Information supplied
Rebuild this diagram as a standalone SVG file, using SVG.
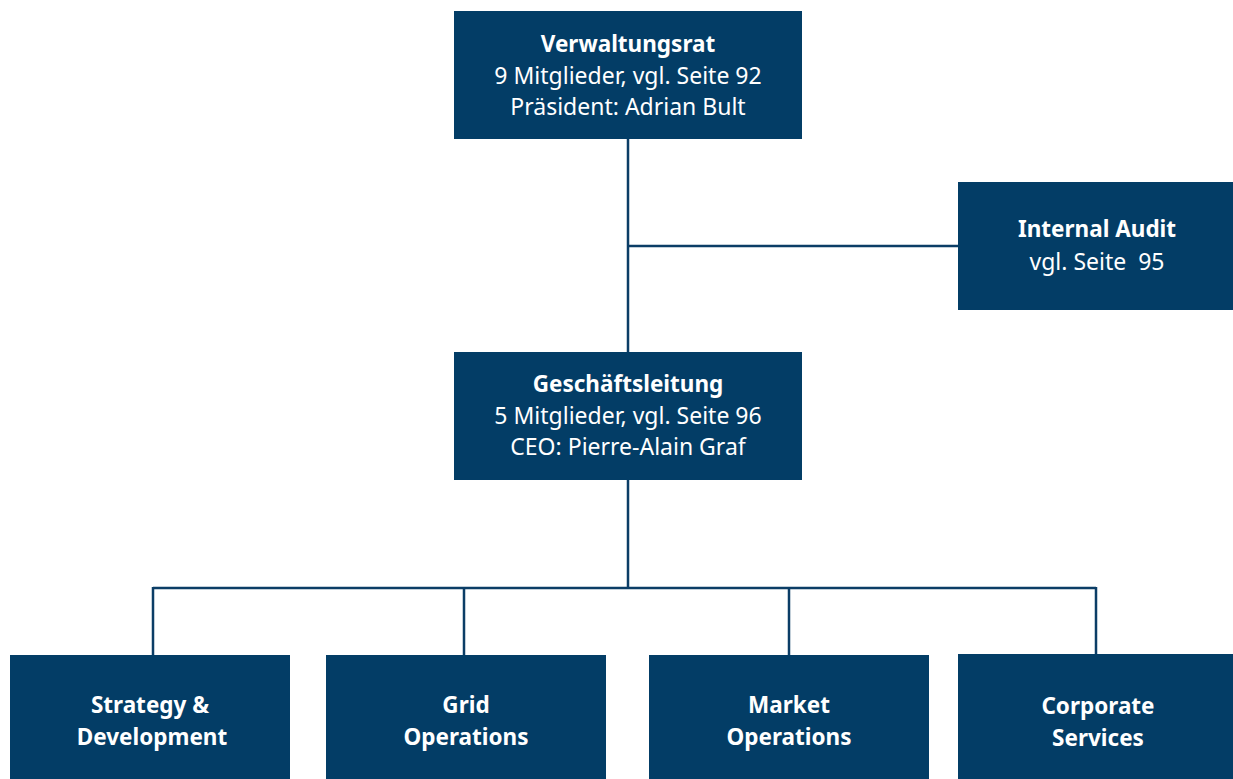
<svg xmlns="http://www.w3.org/2000/svg" width="1233" height="779" viewBox="0 0 1233 779">
<style>
.box{fill:#033d66}
.t{font-family:"Noto Sans","Liberation Sans",sans-serif;font-size:23px;fill:#ffffff;text-anchor:middle}
.b{font-weight:bold;font-size:22.5px}
.c{stroke:#0b3d66;stroke-width:2.5;fill:none}
</style>
<rect width="1233" height="779" fill="#ffffff"/>
<g id="connectors">
<path class="c" d="M628 139V352M628 246H958M628 480V588M153 588H1096M153 587V655M464 587V655M789 587V655M1096 587V654"/>
</g>
<g id="verwaltungsrat">
<rect class="box" x="454" y="11" width="348" height="128"/>
<text class="t b" x="628" y="52">Verwaltungsrat</text>
<text class="t" x="628" y="84">9 Mitglieder, vgl. Seite 92</text>
<text class="t" x="628" y="115">Präsident: Adrian Bult</text>
</g>
<g id="internal-audit">
<rect class="box" x="958" y="182" width="275" height="128"/>
<text class="t b" x="1097" y="237">Internal Audit</text>
<text class="t" x="1097" y="270" xml:space="preserve">vgl. Seite  95</text>
</g>
<g id="geschaeftsleitung">
<rect class="box" x="454" y="352" width="348" height="128"/>
<text class="t b" x="628" y="392">Geschäftsleitung</text>
<text class="t" x="628" y="424">5 Mitglieder, vgl. Seite 96</text>
<text class="t" x="628" y="455">CEO: Pierre-Alain Graf</text>
</g>
<g id="strategy">
<rect class="box" x="10" y="655" width="280" height="124"/>
<text class="t b" x="150" y="713">Strategy &amp;</text>
<text class="t b" x="152" y="745">Development</text>
</g>
<g id="grid">
<rect class="box" x="326" y="655" width="280" height="124"/>
<text class="t b" x="466" y="713">Grid</text>
<text class="t b" x="466" y="745">Operations</text>
</g>
<g id="market">
<rect class="box" x="649" y="655" width="280" height="124"/>
<text class="t b" x="789" y="713">Market</text>
<text class="t b" x="789" y="745">Operations</text>
</g>
<g id="corporate">
<rect class="box" x="958" y="654" width="275" height="125"/>
<text class="t b" x="1098" y="714">Corporate</text>
<text class="t b" x="1098" y="746">Services</text>
</g>
</svg>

Instruction
Each line of the material must be retyped exactly, except that images are omitted.

Response below
Rebuild this diagram as a standalone SVG file, using SVG.
<svg xmlns="http://www.w3.org/2000/svg" width="1233" height="779" viewBox="0 0 1233 779">
<style>
.box{fill:#033d66}
.t{font-family:"Noto Sans","Liberation Sans",sans-serif;font-size:23px;fill:#ffffff;text-anchor:middle}
.b{font-weight:bold;font-size:22.5px}
.c{stroke:#0b3d66;stroke-width:2.5;fill:none}
</style>
<rect width="1233" height="779" fill="#ffffff"/>
<g id="connectors">
<path class="c" d="M628 139V352M628 246H958M628 480V588M153 588H1096M153 587V655M464 587V655M789 587V655M1096 587V654"/>
</g>
<g id="verwaltungsrat">
<rect class="box" x="454" y="11" width="348" height="128"/>
<text class="t b" x="628" y="52">Verwaltungsrat</text>
<text class="t" x="628" y="84">9 Mitglieder, vgl. Seite 92</text>
<text class="t" x="628" y="115">Präsident: Adrian Bult</text>
</g>
<g id="internal-audit">
<rect class="box" x="958" y="182" width="275" height="128"/>
<text class="t b" x="1097" y="237">Internal Audit</text>
<text class="t" x="1097" y="270" xml:space="preserve">vgl. Seite  95</text>
</g>
<g id="geschaeftsleitung">
<rect class="box" x="454" y="352" width="348" height="128"/>
<text class="t b" x="628" y="392">Geschäftsleitung</text>
<text class="t" x="628" y="424">5 Mitglieder, vgl. Seite 96</text>
<text class="t" x="628" y="455">CEO: Pierre-Alain Graf</text>
</g>
<g id="strategy">
<rect class="box" x="10" y="655" width="280" height="124"/>
<text class="t b" x="150" y="713">Strategy &amp;</text>
<text class="t b" x="152" y="745">Development</text>
</g>
<g id="grid">
<rect class="box" x="326" y="655" width="280" height="124"/>
<text class="t b" x="466" y="713">Grid</text>
<text class="t b" x="466" y="745">Operations</text>
</g>
<g id="market">
<rect class="box" x="649" y="655" width="280" height="124"/>
<text class="t b" x="789" y="713">Market</text>
<text class="t b" x="789" y="745">Operations</text>
</g>
<g id="corporate">
<rect class="box" x="958" y="654" width="275" height="125"/>
<text class="t b" x="1098" y="714">Corporate</text>
<text class="t b" x="1098" y="746">Services</text>
</g>
</svg>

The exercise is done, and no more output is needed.